Octagon employed plaintiffs Douglas Hendrickson and Clifford LaBoy, Jr., sports agents who represented NFL athletes. Hendrickson and Laboy signed employment contracts with Octagon that addressed what would happen if they left the company. The contracts required them to pay a percentage of fees from agreements signed or negotiated while they were employed at Octagon; as well as those that were executed during a “restricted period” after they left the company (one year for Hendrickson and two years for LaBoy).
After resigning from Octagon, both Hendrickson and LaBoy sought a ruling that these provisions violated Section 16600. They argued that the payments were designed to “prevent” them from leaving Octagon and therefore violated Section 16600. The Court disagreed. It distinguished the fee-sharing provisions from liquidated damages provisions that may violate 16600, and explained that the fee-sharing provisions were intended to “prevent the agents from snookering Octagon out of the returns on its most lucrative investments,” not to prevent them from leaving altogether.
The Court noted the significant risk that firms take in hiring agents. For every blockbuster deal, there are failed negotiations and players who get cut. Firms can only take on this risk — and bear the cost of guaranteed salaries — if they know they are going to get paid on the deals that do work out. The Court explained that, without the contractual fee-sharing provisions, an agent could earn a comfortable salary at Octagon, use its resources to negotiate a large deal for a player, and leave right before the deal was about to start paying out. In that situation, Octagon would be left with nothing.
Fee-sharing is not, however, without its limits under 16600. The Court distinguished between players represented by Hendrickson and LaBoy, and those who were represented by other Octagon agents. Although the employment contracts at issue required fee-sharing on new deals executed during the restricted period for any player who had been represented by any Octagon employee, the Court found that this went a bit too far.
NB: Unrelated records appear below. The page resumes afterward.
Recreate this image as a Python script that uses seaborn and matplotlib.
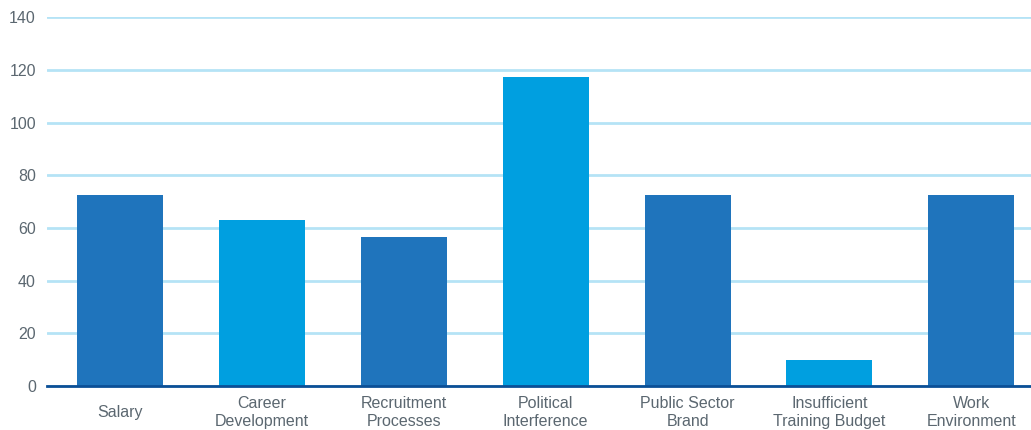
import matplotlib
matplotlib.use("Agg")
import matplotlib.pyplot as plt
import seaborn as sns
import pandas as pd

categories = ["Salary", "Career\nDevelopment", "Recruitment\nProcesses", "Political\nInterference",
              "Public Sector\nBrand", "Insufficient\nTraining Budget", "Work\nEnvironment"]
values = [72.5, 63, 56.5, 117.3, 72.5, 10, 72.5]
bar_colors = ["#1f74bc", "#009fe0", "#1f74bc", "#009fe0", "#1f74bc", "#009fe0", "#1f74bc"]
y_ticks = [0, 20, 40, 60, 80, 100, 120, 140]

sns.set_theme(style="white")
plt.rcParams["font.family"] = ["Liberation Sans", "DejaVu Sans"]

df = pd.DataFrame({"category": categories, "value": values})

fig = plt.figure(figsize=(10.31, 4.30), dpi=100)
ax = fig.add_axes([47 / 1031, 1 - 386 / 430, 1 - 47 / 1031, (386 - 17.3) / 430])

sns.barplot(data=df, x="category", y="value", hue="category", palette=bar_colors,
            legend=False, width=0.606, saturation=1, linewidth=0, ax=ax, zorder=3)

ax.set_ylim(0, 140)
ax.set_xlim(-0.514, 6.42)
ax.set_yticks(y_ticks)
ax.set_yticklabels([str(t) for t in y_ticks])
ax.yaxis.grid(True, color="#b5e3f6", linewidth=2, zorder=0)
ax.set_axisbelow(True)
for side in ["top", "right", "left"]:
    ax.spines[side].set_visible(False)
ax.spines["bottom"].set_color("#0b4f96")
ax.spines["bottom"].set_linewidth(2)
ax.spines["bottom"].set_zorder(4)

ax.set_xlabel("")
ax.set_ylabel("")
ax.tick_params(axis="y", length=0, pad=8, labelsize=11.5, labelcolor="#5b6770")
ax.tick_params(axis="x", length=0, pad=19, labelsize=11.5, labelcolor="#5b6770")
for lbl in ax.get_xticklabels():
    lbl.set_verticalalignment("center")
    lbl.set_linespacing(1.25)

fig.savefig("out.png", dpi=100)
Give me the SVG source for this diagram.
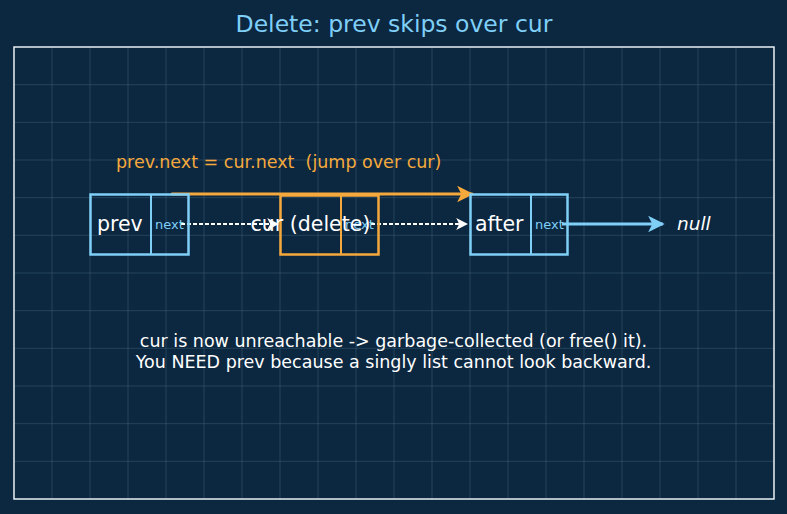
<svg xmlns="http://www.w3.org/2000/svg" width="787" height="514" viewBox="0 0 787 514">
<defs>
<style>
text{font-family:"DejaVu Sans","Liberation Sans",sans-serif}
.grid line{stroke:#3b5a74;stroke-width:0.8;opacity:0.7}
.box{fill:none;stroke-width:2.5}
.blue{stroke:#7fcff7}
.orange{stroke:#f5a93c}
.val{fill:#ffffff;font-size:20.5px}
.nxt{fill:#7fcff7;font-size:13px}
</style>
<marker id="aw" viewBox="0 0 10 10" refX="9" refY="5" markerWidth="6" markerHeight="6" orient="auto"><path d="M0,0 L10,5 L0,10 L2.5,5 z" fill="#ffffff"/></marker>
<marker id="ab" viewBox="0 0 10 10" refX="9" refY="5" markerWidth="5.5" markerHeight="5.5" orient="auto"><path d="M0,0 L10,5 L0,10 L2.5,5 z" fill="#7fcff7"/></marker>
<marker id="ao" viewBox="0 0 10 10" refX="9" refY="5" markerWidth="5.5" markerHeight="5.5" orient="auto"><path d="M0,0 L10,5 L0,10 L2.5,5 z" fill="#f5a93c"/></marker>
</defs>
<rect width="787" height="514" fill="#0c2740"/>
<g class="grid">
<line x1="52" y1="47" x2="52" y2="499"/><line x1="90" y1="47" x2="90" y2="499"/><line x1="128" y1="47" x2="128" y2="499"/><line x1="166" y1="47" x2="166" y2="499"/><line x1="204" y1="47" x2="204" y2="499"/><line x1="242" y1="47" x2="242" y2="499"/><line x1="280" y1="47" x2="280" y2="499"/><line x1="318" y1="47" x2="318" y2="499"/><line x1="356" y1="47" x2="356" y2="499"/><line x1="394" y1="47" x2="394" y2="499"/><line x1="432" y1="47" x2="432" y2="499"/><line x1="470" y1="47" x2="470" y2="499"/><line x1="508" y1="47" x2="508" y2="499"/><line x1="546" y1="47" x2="546" y2="499"/><line x1="584" y1="47" x2="584" y2="499"/><line x1="622" y1="47" x2="622" y2="499"/><line x1="660" y1="47" x2="660" y2="499"/><line x1="698" y1="47" x2="698" y2="499"/><line x1="736" y1="47" x2="736" y2="499"/>
<line x1="14" y1="84.7" x2="774" y2="84.7"/><line x1="14" y1="122.3" x2="774" y2="122.3"/><line x1="14" y1="160" x2="774" y2="160"/><line x1="14" y1="197.7" x2="774" y2="197.7"/><line x1="14" y1="235.3" x2="774" y2="235.3"/><line x1="14" y1="273" x2="774" y2="273"/><line x1="14" y1="310.7" x2="774" y2="310.7"/><line x1="14" y1="348.3" x2="774" y2="348.3"/><line x1="14" y1="386" x2="774" y2="386"/><line x1="14" y1="423.7" x2="774" y2="423.7"/><line x1="14" y1="461.3" x2="774" y2="461.3"/>
</g>
<rect x="14" y="47" width="760" height="452" fill="none" stroke="#e8f0f4" stroke-width="1.5"/>
<text x="394" y="32" text-anchor="middle" fill="#7fcff7" font-size="23.5">Delete: prev skips over cur</text>
<g id="connectors">
<line x1="172" y1="194" x2="472" y2="194" stroke="#f5a93c" stroke-width="3" stroke-linecap="round" marker-end="url(#ao)"/>
<line x1="181" y1="224" x2="278" y2="224" stroke="#ffffff" stroke-width="2" stroke-dasharray="4,2" marker-end="url(#aw)"/>
<line x1="371" y1="224" x2="467" y2="224" stroke="#ffffff" stroke-width="2" stroke-dasharray="4,2" marker-end="url(#aw)"/>
<line x1="562" y1="224" x2="663" y2="224" stroke="#7fcff7" stroke-width="3" marker-end="url(#ab)"/>
</g>
<g id="node-prev">
<rect class="box blue" x="90.5" y="194.5" width="98" height="60"/>
<line class="blue" x1="151" y1="194.5" x2="151" y2="254.5" stroke-width="2"/>
<text class="val" x="97" y="231">prev</text>
<text class="nxt" x="155" y="229">next</text>
</g>
<g id="node-cur">
<rect class="box orange" x="280.5" y="195.5" width="98" height="59"/>
<line class="orange" x1="341" y1="195.5" x2="341" y2="254.5" stroke-width="2"/>
<text class="nxt" x="345" y="229">next</text>
<text class="val" x="310.5" y="231" text-anchor="middle">cur (delete)</text>
</g>
<g id="node-after">
<rect class="box blue" x="470.5" y="194.5" width="97" height="60"/>
<line class="blue" x1="531" y1="194.5" x2="531" y2="254.5" stroke-width="2"/>
<text class="val" x="475" y="231">after</text>
<text class="nxt" x="535" y="229">next</text>
</g>
<g id="node-null">
<text x="677" y="230" fill="#ffffff" font-size="18.5" font-style="italic">null</text>
</g>
<text x="116" y="168" fill="#f5a93c" font-size="17.5" xml:space="preserve">prev.next = cur.next  (jump over cur)</text>
<g fill="#ffffff" font-size="17.5" text-anchor="middle">
<text x="393.5" y="347">cur is now unreachable -&gt; garbage-collected (or free() it).</text>
<text x="393.5" y="368">You NEED prev because a singly list cannot look backward.</text>
</g>
</svg>
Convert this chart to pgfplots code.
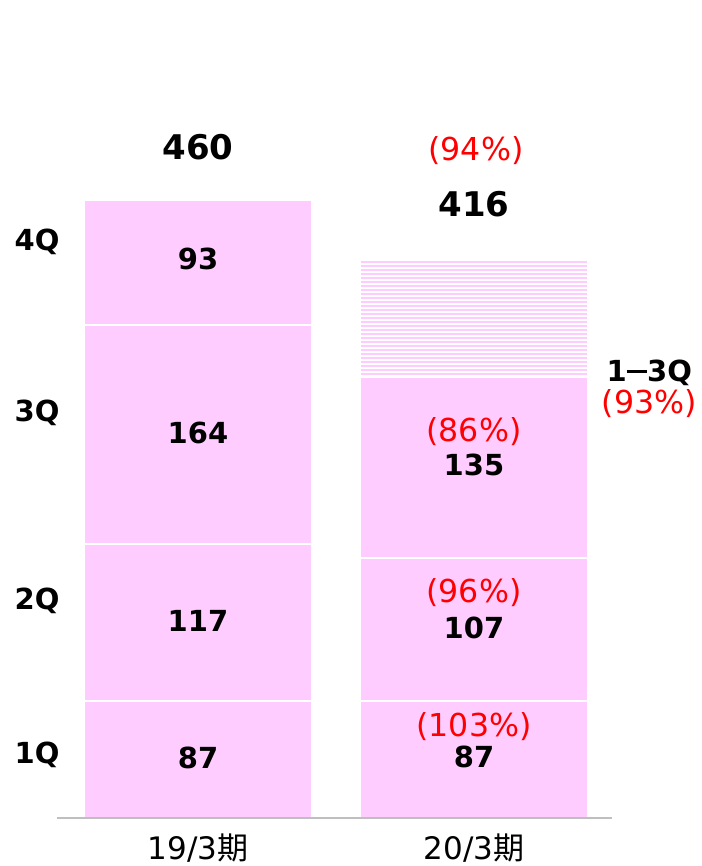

Octagon could require payments for deals related to players who Hendrickson and LaBoy personally represented while employed there. That protected Octagon’s interest in not having its employees steal client revenue by timing their departures. But 16600 does not permit a requirement of payments for deals involving players represented by different agents. As the Court explained, “agents cannot cut and run with clients they do not have” – if Hendrickson and LaBoy can convince other clients to leave their agents and join them, that is protected competition.
Although the Octagon cases are still working their way through the system, and likely will be subject to appeal, they provide hope that employers sometimes can protect their investments in employees by requiring post-departure payments. Employers should discuss with their counsel whether to include fee-sharing or other provisions in employment agreements to recoup the investments they make in their employees.
1 Hendrickson v. Octagon Inc. and LaBoy v. Octagon, Inc., slip op. at 13 (internal quotations and citations omitted).